Na outra ponta, o consumo cai e cresce o número de agricultores marginalizados no mercado. Dados do IPEA (Isntituto de Pesquisa Econômica Aplicada) demonstram que 50% dos consumidores brasileiros têm poder aquisitivo correspondente a 15% do total do poder aquisitivo do país.
Uma das consequências deste estado de coisas absurdo é o desperdício de alimentos. Todos os anos são anunciadas perdas monumentais de grãos que apodrecem em armazéns e se perdem em colheitas, transportes, embalagem e distribuição, sem falar nas perdas de hortaliças e frutas. Existem perdas da ordem de US$ 5 bilhões por ano, algo em torno de 1,5% do PIB brasileiro. É o tamanho do nosso "DIB" (desperdício interno bruto).

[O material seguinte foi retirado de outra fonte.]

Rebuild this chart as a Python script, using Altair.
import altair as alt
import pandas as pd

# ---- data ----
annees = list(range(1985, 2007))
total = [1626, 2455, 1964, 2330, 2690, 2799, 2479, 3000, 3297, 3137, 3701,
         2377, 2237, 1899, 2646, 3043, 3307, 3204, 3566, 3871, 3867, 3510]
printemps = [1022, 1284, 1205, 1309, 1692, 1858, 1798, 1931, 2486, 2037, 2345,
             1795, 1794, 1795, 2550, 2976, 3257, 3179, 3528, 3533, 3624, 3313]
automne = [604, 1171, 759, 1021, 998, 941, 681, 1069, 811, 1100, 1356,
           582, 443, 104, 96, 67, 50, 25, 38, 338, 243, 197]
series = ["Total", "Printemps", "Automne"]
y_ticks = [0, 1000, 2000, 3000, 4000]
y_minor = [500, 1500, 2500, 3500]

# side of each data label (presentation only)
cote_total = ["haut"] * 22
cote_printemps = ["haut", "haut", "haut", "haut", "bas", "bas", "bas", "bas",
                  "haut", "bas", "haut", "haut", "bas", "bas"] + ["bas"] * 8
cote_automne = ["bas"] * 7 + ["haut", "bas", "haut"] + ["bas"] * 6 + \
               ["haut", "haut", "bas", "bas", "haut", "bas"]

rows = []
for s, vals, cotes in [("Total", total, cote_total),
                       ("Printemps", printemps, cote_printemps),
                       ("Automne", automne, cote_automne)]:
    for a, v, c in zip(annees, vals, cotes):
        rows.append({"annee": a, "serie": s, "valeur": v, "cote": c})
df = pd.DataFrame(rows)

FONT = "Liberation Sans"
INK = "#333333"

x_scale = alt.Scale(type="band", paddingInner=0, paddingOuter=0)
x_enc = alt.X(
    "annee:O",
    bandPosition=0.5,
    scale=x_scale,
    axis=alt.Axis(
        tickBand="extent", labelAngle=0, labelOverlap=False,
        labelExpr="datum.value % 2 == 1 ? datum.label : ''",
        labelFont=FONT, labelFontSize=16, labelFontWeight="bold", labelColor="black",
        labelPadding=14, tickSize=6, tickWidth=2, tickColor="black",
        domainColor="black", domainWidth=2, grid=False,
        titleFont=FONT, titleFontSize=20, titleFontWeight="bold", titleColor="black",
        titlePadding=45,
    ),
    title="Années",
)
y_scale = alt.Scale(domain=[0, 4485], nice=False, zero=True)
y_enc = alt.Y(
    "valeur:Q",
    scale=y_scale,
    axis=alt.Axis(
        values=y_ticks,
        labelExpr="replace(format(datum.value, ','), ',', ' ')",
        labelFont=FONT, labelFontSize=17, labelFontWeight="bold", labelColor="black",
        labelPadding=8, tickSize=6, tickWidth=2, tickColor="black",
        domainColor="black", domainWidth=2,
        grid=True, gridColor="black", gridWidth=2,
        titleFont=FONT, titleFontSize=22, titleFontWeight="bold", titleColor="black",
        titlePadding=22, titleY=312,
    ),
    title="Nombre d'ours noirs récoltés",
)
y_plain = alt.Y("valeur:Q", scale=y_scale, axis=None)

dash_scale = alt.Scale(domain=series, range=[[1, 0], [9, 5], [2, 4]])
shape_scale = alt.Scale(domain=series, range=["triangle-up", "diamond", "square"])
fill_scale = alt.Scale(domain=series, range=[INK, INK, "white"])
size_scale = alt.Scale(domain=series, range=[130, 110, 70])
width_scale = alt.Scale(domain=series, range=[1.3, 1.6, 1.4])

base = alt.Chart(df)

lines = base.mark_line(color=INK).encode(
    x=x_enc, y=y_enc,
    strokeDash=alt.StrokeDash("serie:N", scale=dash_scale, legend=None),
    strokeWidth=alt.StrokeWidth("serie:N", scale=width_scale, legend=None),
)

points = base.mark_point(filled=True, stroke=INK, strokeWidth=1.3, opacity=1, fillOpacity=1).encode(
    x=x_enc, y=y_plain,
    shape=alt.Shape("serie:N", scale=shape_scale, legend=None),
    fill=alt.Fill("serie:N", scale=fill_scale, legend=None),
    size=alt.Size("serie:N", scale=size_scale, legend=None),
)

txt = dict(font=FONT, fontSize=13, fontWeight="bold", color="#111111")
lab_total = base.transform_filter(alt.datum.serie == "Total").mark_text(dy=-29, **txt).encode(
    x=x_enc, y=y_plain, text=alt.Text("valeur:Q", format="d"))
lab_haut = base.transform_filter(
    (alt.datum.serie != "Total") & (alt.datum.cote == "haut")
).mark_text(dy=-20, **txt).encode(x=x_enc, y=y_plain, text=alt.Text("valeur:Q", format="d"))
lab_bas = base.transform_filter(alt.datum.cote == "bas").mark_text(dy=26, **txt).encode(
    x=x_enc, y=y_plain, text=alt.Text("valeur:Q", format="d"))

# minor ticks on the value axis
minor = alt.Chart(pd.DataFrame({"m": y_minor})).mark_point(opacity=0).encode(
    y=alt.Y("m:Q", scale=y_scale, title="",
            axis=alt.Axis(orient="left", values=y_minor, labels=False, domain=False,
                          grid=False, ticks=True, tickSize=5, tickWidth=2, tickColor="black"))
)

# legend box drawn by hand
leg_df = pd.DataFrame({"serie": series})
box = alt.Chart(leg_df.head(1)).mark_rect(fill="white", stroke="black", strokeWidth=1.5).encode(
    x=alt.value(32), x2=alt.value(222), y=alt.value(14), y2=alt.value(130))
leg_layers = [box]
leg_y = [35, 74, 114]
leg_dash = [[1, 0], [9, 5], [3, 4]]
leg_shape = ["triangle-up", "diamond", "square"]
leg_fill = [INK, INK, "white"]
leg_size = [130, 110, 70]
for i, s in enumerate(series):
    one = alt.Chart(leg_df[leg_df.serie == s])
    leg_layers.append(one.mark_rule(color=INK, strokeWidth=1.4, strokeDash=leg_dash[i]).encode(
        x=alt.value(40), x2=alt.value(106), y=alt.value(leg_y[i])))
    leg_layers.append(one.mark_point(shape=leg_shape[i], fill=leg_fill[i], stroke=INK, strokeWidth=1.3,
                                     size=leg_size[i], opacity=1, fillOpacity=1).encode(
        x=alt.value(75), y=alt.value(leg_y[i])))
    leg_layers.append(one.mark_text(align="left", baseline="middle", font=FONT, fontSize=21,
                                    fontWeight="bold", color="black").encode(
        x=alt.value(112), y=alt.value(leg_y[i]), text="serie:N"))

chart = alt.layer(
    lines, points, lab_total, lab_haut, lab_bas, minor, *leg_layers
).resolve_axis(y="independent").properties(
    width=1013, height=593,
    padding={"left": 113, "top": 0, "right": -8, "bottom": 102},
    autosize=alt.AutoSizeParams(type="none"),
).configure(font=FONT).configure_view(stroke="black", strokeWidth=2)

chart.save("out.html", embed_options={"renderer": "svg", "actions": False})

Como conciliar estas coisas ?
Está óbvio que o fator determinante da fome não é a produção agrícola, mas a péssima distribuição de renda do país. Portanto o combate à fome e à miséria só será definitivo e eficiente quando distribuirmos melhor a renda nacional, no que todos concordam, desde que se distribua a renda "alheia".
O que, de qualquer forma, demanda importantes mudanças nas políticas fiscal, tributária e de investimentos públicos. Mas não podemos ficar esperando por isto. Este ano já vamos importar 5 milhões de toneladas de trigo, quando em 1989 fomos quase autosuficientes. Milhares de agricultores estão deixando a atividade, por falta de perspectivas, enquanto cresce o contingente de famintos.

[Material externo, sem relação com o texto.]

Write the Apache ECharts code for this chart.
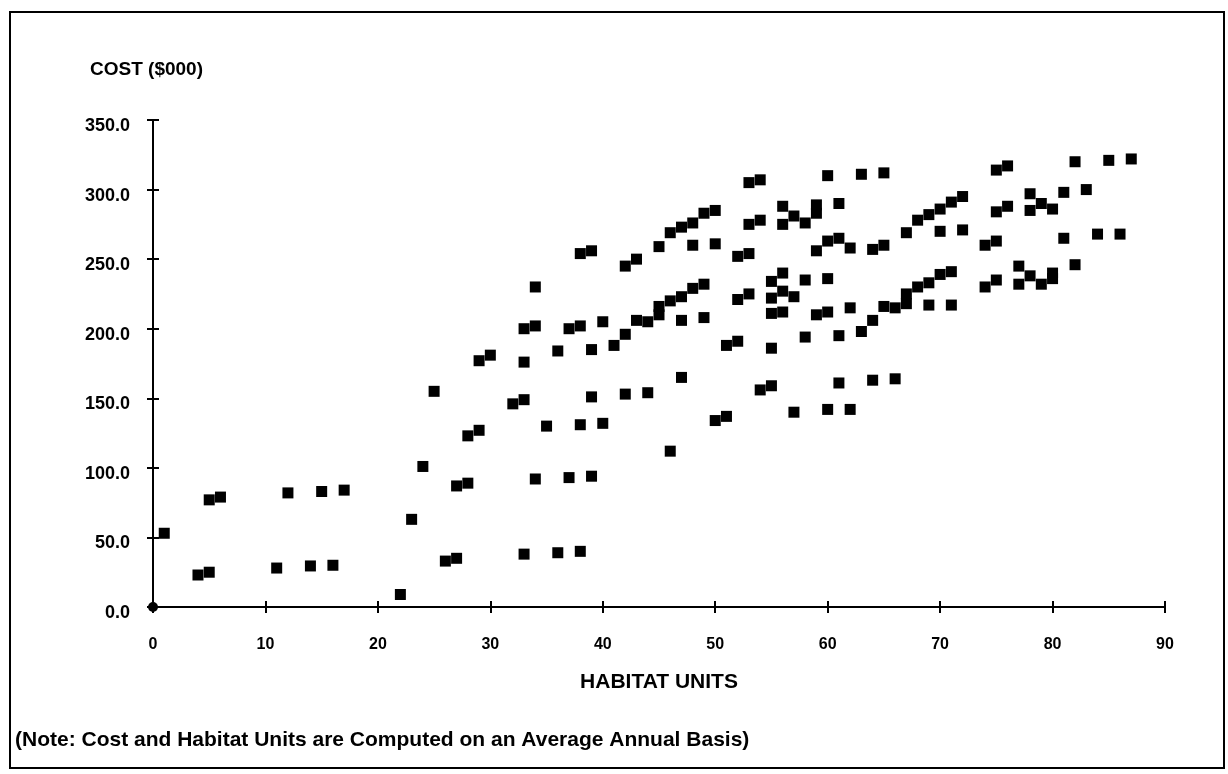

Como resolver isto e logo? A resposta é simples e foi usada em outros países do mundo. Chama-se subsídio à agricultura. No Brasil, esta palavra parece ofensiva.

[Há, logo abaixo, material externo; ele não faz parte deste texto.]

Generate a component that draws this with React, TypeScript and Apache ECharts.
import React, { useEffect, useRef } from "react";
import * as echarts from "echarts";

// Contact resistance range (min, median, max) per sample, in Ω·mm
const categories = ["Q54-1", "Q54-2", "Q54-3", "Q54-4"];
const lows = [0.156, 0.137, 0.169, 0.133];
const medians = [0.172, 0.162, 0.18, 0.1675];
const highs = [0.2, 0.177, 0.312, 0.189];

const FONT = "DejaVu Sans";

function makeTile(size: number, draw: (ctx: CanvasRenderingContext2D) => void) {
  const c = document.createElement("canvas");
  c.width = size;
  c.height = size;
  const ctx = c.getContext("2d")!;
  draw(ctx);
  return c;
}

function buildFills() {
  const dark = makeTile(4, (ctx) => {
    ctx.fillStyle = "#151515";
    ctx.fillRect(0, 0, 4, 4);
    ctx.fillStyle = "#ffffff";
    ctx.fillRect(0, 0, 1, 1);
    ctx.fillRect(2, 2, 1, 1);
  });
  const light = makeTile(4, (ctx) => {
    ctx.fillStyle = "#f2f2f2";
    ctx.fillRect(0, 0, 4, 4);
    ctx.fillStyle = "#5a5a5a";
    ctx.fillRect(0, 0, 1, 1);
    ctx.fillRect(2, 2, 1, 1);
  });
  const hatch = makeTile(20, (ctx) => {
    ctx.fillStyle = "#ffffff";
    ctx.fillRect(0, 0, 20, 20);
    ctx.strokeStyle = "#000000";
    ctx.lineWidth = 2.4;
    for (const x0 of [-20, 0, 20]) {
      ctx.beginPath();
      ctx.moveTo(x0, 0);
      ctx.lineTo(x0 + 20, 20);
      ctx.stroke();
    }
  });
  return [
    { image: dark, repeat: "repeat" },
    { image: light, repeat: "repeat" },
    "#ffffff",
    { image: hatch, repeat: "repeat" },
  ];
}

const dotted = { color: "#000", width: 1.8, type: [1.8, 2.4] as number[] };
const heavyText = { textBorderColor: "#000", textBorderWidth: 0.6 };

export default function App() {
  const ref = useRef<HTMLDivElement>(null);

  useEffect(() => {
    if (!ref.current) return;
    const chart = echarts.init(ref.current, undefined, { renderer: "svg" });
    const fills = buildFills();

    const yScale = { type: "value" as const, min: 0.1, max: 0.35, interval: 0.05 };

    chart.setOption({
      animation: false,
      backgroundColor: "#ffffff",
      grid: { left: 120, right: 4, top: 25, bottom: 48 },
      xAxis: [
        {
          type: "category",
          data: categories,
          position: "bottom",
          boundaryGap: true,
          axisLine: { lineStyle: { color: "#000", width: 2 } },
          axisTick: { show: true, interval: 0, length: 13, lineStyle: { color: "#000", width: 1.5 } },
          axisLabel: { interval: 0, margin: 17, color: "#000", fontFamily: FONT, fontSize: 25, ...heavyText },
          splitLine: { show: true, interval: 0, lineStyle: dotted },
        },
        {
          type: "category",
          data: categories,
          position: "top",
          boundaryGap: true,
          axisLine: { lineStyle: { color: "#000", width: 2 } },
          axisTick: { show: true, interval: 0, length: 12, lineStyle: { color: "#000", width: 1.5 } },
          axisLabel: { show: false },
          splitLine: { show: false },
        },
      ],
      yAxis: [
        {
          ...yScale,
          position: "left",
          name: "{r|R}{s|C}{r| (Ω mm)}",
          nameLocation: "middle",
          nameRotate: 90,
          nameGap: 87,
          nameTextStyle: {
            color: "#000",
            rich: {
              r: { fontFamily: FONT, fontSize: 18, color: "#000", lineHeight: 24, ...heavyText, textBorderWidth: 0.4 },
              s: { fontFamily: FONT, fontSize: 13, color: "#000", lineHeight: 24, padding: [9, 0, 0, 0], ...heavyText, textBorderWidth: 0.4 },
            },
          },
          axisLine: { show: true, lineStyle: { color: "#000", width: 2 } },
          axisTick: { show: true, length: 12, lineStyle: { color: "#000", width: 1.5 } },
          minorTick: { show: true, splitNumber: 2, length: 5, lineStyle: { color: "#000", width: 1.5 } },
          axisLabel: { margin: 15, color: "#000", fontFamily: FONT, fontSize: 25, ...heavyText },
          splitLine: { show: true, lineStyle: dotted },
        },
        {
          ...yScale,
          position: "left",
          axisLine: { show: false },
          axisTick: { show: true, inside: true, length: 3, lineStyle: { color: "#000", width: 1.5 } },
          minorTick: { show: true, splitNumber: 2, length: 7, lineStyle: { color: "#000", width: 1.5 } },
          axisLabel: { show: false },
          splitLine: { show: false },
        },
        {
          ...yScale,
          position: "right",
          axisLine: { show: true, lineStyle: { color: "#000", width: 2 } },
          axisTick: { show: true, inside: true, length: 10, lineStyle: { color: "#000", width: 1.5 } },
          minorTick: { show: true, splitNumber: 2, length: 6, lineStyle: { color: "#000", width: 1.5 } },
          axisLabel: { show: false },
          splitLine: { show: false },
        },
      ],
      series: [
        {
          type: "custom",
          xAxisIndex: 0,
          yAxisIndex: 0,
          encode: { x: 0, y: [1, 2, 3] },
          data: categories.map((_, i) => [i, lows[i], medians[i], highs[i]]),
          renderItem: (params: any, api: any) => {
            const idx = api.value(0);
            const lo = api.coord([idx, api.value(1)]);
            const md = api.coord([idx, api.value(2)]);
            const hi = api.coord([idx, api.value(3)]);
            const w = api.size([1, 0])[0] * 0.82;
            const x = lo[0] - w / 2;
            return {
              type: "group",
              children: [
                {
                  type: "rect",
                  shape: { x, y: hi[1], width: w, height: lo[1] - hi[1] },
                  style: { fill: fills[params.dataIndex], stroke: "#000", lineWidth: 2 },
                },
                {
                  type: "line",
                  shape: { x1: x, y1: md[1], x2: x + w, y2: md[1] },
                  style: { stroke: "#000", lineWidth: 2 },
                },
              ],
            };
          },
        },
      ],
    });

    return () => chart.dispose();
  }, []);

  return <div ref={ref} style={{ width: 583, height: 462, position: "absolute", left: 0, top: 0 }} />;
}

Se, desembarcando em qualquer país da Europa Ocidental, um brasileiro perguntar ao taxista se vale a pena subsidiar o leite, a resposta é imediata: "claro que sim e por duas razões: a primeira, para garantir a produção do leite que meus filhos consomem; a segunda, para que o produtor fique lá na terra, na sua atividade e não venha para a cidade disputar o meu emprego".E assim se ouve de bancários, balconistas e garçons.
Aqui, não.
Desde o governante mais esclarecido e elevado até o mais miserável dos cidadãos, todos acham que subsídio à agricultura é um inaceitável favor. Os agricultores são tidos como incompetentes, indolentes, exploradores. Exaurem sua capacidade de investimento para incorporar tecnologia, e assim poderem sobreviver, e são chamados de imcompetentes! Transferem renda há 40 anos para o setor urbano e são exploradores! Isto sem se falar na competição internacional predatória e desleal contra países que subsidiam espetacularmente, enquanto o Brail não cansa de taxar seus agricultores (agora mesmo, o Confaz aumentou a tributação do ICMS da cesta básica para 12% , onerando ainda mais o consumo).
É preciso acabar com esta estúpida postura, até porque o mercado mundial de produtos agrícolas sofre todo tipo de protecionismo e intervenções, muitas delas hoje "legalizadas" pelo Gatt.
É preciso subsidiar o consumo de alimentos. É uma idéia simples e um processo fácil: o consumidor pagará, pelos produtos básicos de alimentação (arroz, feijão, leite, ovos, farinha de mandioca, óleo de soja) um preço menor do que o recebido pelos produtores. Assim o consumo cresce imediatamente, enquanto o agricultor recebe preço remunerado e estimulante para investir na atividade.
O eixo da economia começará a rodar; aumentará a demanda pelos produtos subsidiados; será preciso plantar mais; crescerá assim a necessidade de sementes, fertilizantes, defensivos, calcário; crescerá também a necessidade de caminhões para transportar o que se produzir mais. Serão necessários mais armazéns e silos, melhores estradas. Os serviços de crédito, de seguro, de comunicação e informação serão ampliados. Com isto, crescerá espetacularmente a necessidade de novos empregos diretos e indiretos. A massa salarial terá maior participação no PIB. O comércio, estimulado por novos empregados e portanto novos consumidores, venderá mais e precisará aumentar suas encomendas à indústria. Em pouco tempo, toda a economia estará funcionando a pleno vapor. E o crescimento da agricultura, com mais tecnologia, terminará por produzir a custos menores. Acabará o desperdício, porque o giro será muito mais rápido. E, ao final, o subsídio poderá ser retirado paulatinamente.
Isto não é poesia, nem mágica. Já foi feito antes por países que não eram ricos nem grandes: ficaram ricos e grandes porque o fizeram. Basta ter a decisão política de acabar com a fome e a miséria combatendo suas causas.